Design and Production: What Goes On in the Background of Our Plays?

Gisella Brok

It’s definitely a commitment, but they wouldn’t sign up if they didn’t love it.






On the weekend of February 11th, Lovett showcased this year’s spring musical, Willy Wonka! The theater was transformed into a chocolate factory filled with oompa loompas and sweet treats, and the actors made the play come alive. 

But of course, none of this would have been possible without our incredible production team. 

Before the play was even announced to anyone else, Mr. Decker and Mr. Forlines had met up to come up with ideas and share their visions of what the play should look like. Then, Mr. Forlines designed the sets based on of these conversations. 

Because they were finally able to present a major play, Mr. Decker decided that he wanted an ensemble-focused play, and Willy Wonka fit that perfectly. For this musical, they based it on the movie, and the attention to detail was fascinating. They decided that the set outside of the factory would be set in the modern day with drab colors while inside the factory would feel more vibrant with old technology. They also had to consider how they would go about each depicting kid’s outcome. Almost everybody in the audience walked into the play knowing what would happen to each kid, but they had no idea how it would be carried out, and that’s what the surprise had to be.

After coming up with how the play would be set up, the real work began. The building didn’t start until winter break ended, but thankfully, everything went smoothly. According to Ms. McCluskey, the Assistant Director of Fine Arts, there wasn’t anything that couldn’t be carried out, and it was fortunate that the “set pieces were easy to construct” so that they could get them early on. She also explained that “how stuff happens is what evolves.” So, for example, how they would get Augustus Gloop (played by Slater Nalley) across the stage changed from scooting on the floor to being dragged on a towel to being carried in a cart. 

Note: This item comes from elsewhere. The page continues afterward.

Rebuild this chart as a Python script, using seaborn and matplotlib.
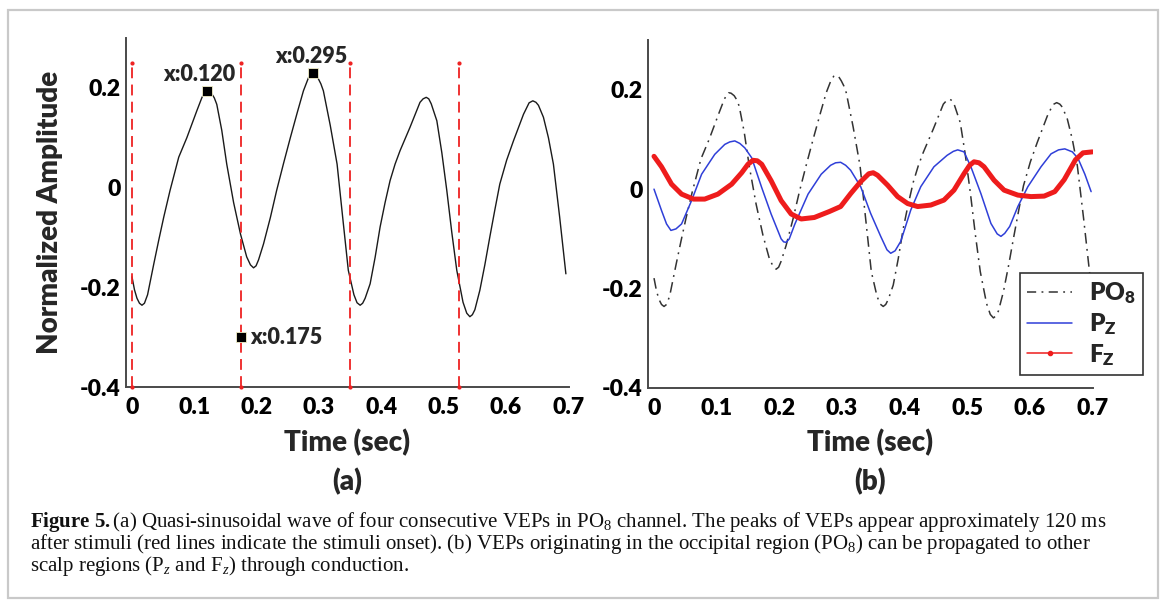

Even though it went smoothly, it still took a lot of effort. The five stage managers had to be at every single rehearsal, and each day they needed to take notes about props or costume ideas which went to the rest of the production team. 

Thankfully, the students taking the Design and Production classes, with the exception of design craft, leant a helping hand. Since there are different categories of classes, they work on things that relate to their classes. For example, the students in stagecraft are the builders. Sophie Hatfield, a freshman who was a stage manager for the play, is in the D&P Tech class, meaning that she’s involved with lighting and the more technical side of the play. In their class, their work is “either project based or working on a production.” 

Even though it seems like the work is separated into different groups, Sophie mentioned that “whatever needs to be done will be done.” Ms. McCluskey also talked about the fact that “very rarely are [the groups] compartmentalized,” and they are more focused on the team aspect. Sometimes, the actors even had to help with some things such as set changes. Even though the adults have specific focus areas, they also help each other and the students with other jobs. 

Even with all of this help, there are still some challenges to being part of the production team. 

For the adults, the most challenging part is deciding how to get set pieces on and off stage. Nowadays, it’s not that common to just do a fade to black and then scene change, and instead it usually happens in front of the audience (“like a dance” as Ms. McCluskey would say). She also mentioned how it’s a “fun challenge” because they want it to feel like part of the play. Luckily, they decided that making the oompa loompas do the scene changes was the best decision, and it definitely felt like part of the play! 

For the students, it really “depends what you’re doing.” For Sophie, even though it was stressful at first, knowing what she was doing helped things run smoothly. 

When I asked Sophie if the end was super emotional, she said “Oh yeah” and that there are “tears everywhere.” Because the tech and cast became very close, it was hard to say goodbye (even if they weren’t leaving the school). They only had a month and a half to get the show running, so they were there until 6:30 on school nights and weekends. It was definitely a commitment, but they “wouldn’t sign up if they didn’t love it.” 

So what now? Well, they just go straight to their next play, which will be “Sense and Sensibility” by Jane Austen. For the few weeks they have between the two productions, the classes do personal projects. And since the upcoming play is in the blackbox theater, which is a smaller room, they have more time to work on these projects. 

Now that you know what goes on behind the scenes, make sure to go support our team on April 21-23 for the next play!